[START SUPPLIED ENTRIES]
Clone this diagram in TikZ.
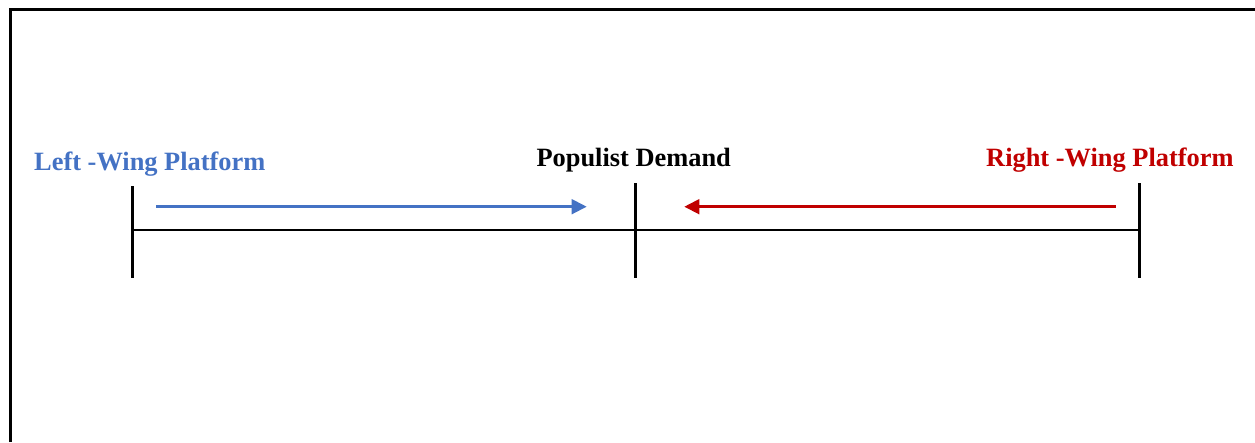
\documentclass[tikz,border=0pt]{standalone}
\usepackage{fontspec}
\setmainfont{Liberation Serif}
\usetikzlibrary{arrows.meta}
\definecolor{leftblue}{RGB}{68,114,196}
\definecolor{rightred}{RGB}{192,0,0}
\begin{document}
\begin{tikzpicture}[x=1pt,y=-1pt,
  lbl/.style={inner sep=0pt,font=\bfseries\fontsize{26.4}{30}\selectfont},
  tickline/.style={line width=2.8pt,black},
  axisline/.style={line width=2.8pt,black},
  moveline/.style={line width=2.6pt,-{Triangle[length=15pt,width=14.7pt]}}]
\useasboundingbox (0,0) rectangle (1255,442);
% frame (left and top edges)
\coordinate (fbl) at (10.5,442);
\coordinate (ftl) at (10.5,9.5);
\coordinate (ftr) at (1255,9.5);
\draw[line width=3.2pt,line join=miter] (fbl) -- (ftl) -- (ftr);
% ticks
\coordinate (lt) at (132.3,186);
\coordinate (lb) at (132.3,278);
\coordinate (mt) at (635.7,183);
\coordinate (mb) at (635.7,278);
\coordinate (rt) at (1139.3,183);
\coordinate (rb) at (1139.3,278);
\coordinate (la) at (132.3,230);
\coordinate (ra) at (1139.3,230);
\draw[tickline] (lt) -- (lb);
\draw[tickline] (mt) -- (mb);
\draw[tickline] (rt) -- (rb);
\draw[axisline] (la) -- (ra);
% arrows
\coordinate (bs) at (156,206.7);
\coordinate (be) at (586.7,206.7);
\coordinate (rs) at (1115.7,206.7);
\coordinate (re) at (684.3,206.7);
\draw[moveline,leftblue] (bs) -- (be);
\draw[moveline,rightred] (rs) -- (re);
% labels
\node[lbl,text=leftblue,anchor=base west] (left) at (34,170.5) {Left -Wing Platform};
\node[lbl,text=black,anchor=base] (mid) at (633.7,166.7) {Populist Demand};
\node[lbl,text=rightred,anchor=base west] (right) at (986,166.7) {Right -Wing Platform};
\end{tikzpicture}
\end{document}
[END SUPPLIED ENTRIES]
[START SUPPLIED ENTRIES]
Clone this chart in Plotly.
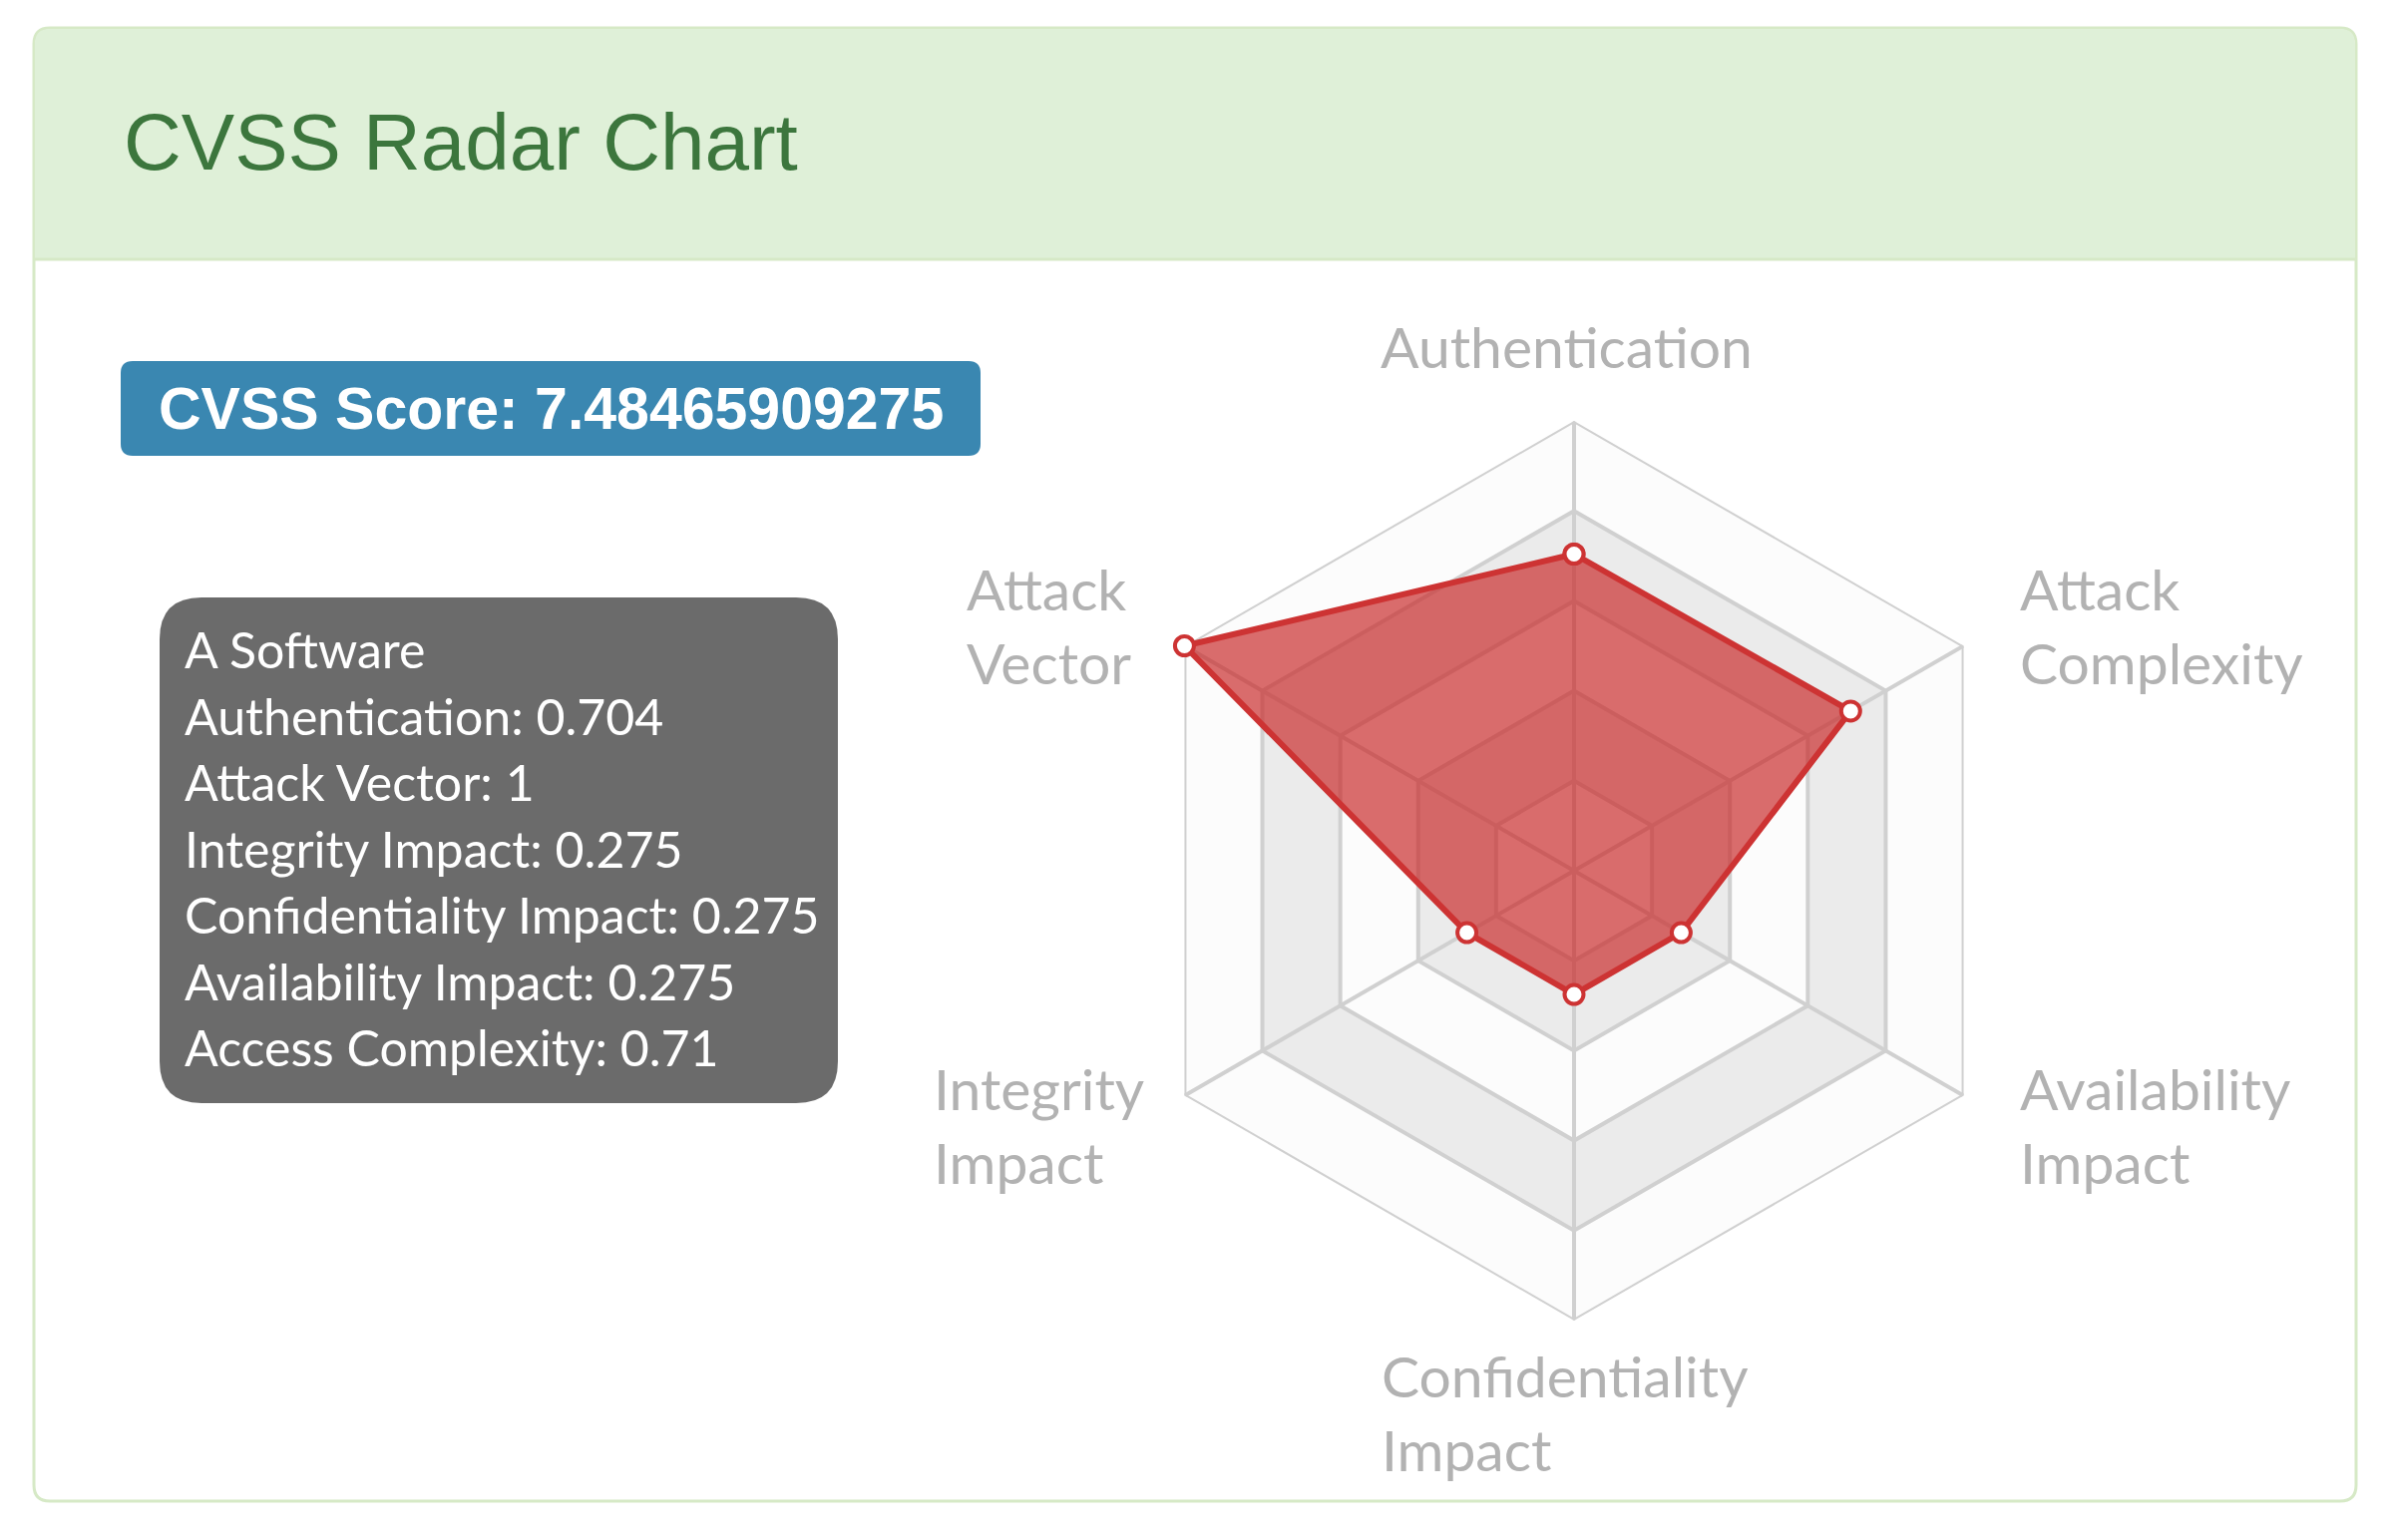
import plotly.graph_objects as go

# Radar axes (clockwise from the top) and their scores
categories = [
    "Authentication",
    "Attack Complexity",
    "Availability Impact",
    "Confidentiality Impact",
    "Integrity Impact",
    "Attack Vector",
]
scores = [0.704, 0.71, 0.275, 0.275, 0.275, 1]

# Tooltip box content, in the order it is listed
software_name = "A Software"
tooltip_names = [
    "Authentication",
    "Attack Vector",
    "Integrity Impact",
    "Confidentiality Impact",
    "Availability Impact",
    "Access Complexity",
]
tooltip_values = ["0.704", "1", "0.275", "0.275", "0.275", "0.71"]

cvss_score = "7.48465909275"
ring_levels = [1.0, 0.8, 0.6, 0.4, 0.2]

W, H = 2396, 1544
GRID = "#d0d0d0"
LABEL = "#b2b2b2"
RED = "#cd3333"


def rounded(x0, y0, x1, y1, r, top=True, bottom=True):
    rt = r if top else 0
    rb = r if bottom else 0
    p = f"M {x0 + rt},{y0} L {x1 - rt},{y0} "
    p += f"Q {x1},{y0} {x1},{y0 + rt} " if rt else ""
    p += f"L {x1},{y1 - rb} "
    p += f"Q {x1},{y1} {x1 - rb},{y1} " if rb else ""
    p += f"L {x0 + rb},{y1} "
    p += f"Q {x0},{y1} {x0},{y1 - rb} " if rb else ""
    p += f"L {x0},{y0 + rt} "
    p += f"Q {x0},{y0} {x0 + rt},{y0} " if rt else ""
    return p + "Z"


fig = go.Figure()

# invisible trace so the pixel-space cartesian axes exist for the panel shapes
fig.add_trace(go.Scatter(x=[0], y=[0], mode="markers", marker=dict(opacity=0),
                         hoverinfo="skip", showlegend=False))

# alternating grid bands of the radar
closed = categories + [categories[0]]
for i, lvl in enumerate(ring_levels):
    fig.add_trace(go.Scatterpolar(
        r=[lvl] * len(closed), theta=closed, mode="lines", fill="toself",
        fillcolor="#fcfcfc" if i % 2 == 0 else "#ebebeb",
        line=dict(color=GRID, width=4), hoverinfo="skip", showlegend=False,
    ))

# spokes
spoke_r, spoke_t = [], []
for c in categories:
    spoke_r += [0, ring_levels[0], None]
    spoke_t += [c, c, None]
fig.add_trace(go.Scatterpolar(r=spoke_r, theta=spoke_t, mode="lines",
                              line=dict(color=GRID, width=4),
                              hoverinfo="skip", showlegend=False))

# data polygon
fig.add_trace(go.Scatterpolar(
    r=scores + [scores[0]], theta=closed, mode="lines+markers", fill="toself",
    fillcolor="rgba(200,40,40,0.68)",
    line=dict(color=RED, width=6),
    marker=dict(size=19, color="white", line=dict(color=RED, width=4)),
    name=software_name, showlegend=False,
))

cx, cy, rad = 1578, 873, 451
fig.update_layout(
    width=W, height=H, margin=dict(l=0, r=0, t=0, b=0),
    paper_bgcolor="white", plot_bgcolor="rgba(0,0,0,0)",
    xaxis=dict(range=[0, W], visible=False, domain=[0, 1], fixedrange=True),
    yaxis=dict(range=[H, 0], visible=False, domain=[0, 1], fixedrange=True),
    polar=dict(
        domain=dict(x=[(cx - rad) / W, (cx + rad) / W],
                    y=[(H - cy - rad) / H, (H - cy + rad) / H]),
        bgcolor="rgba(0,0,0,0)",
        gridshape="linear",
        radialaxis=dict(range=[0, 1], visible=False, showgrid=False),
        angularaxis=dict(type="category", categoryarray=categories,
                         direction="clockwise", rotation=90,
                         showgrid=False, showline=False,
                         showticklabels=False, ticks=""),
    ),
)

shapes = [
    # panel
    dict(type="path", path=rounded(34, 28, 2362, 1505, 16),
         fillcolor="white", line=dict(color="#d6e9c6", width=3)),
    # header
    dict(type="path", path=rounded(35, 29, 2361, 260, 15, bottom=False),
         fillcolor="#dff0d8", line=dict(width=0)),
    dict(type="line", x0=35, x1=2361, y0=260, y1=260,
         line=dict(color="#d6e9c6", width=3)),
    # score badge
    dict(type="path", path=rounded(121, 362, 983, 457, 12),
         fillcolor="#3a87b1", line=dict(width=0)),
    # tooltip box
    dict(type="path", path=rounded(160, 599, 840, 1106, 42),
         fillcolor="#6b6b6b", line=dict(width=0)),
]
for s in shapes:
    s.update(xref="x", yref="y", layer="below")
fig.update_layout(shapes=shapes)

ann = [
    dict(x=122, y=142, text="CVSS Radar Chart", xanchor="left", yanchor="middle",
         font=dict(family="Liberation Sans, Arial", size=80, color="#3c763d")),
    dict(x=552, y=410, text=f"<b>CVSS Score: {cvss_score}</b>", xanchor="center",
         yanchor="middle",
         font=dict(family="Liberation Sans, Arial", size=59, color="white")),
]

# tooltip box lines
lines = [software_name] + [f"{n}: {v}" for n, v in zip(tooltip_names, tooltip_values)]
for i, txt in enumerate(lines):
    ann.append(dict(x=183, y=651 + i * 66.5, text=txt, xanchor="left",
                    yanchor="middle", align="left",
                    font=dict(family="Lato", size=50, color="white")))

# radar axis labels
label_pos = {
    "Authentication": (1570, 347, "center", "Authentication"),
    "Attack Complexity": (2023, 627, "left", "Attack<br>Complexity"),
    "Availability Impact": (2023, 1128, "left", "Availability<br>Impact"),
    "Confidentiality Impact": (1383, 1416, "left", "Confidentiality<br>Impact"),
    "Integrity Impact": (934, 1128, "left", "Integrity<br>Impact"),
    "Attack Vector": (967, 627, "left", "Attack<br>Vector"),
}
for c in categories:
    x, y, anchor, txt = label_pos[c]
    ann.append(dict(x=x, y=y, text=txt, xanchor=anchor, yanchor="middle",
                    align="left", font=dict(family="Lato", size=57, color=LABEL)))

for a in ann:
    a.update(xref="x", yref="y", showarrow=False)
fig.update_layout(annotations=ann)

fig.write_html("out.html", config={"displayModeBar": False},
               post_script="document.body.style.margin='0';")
[END SUPPLIED ENTRIES]
▶ _WHAT IS NEEDED_
Among the entries above, locate the line with "Clone this chart in Plotly." and the line with "ring_levels = [1.0, 0.8, 0.6, 0.4, 0.2]". Give those two lines and all lines between them again, exactly, leaving out the pictures.

▶ _SOLUTION FOR THIS PROBLEM_
Clone this chart in Plotly.
import plotly.graph_objects as go

# Radar axes (clockwise from the top) and their scores
categories = [
    "Authentication",
    "Attack Complexity",
    "Availability Impact",
    "Confidentiality Impact",
    "Integrity Impact",
    "Attack Vector",
]
scores = [0.704, 0.71, 0.275, 0.275, 0.275, 1]

# Tooltip box content, in the order it is listed
software_name = "A Software"
tooltip_names = [
    "Authentication",
    "Attack Vector",
    "Integrity Impact",
    "Confidentiality Impact",
    "Availability Impact",
    "Access Complexity",
]
tooltip_values = ["0.704", "1", "0.275", "0.275", "0.275", "0.71"]

cvss_score = "7.48465909275"
ring_levels = [1.0, 0.8, 0.6, 0.4, 0.2]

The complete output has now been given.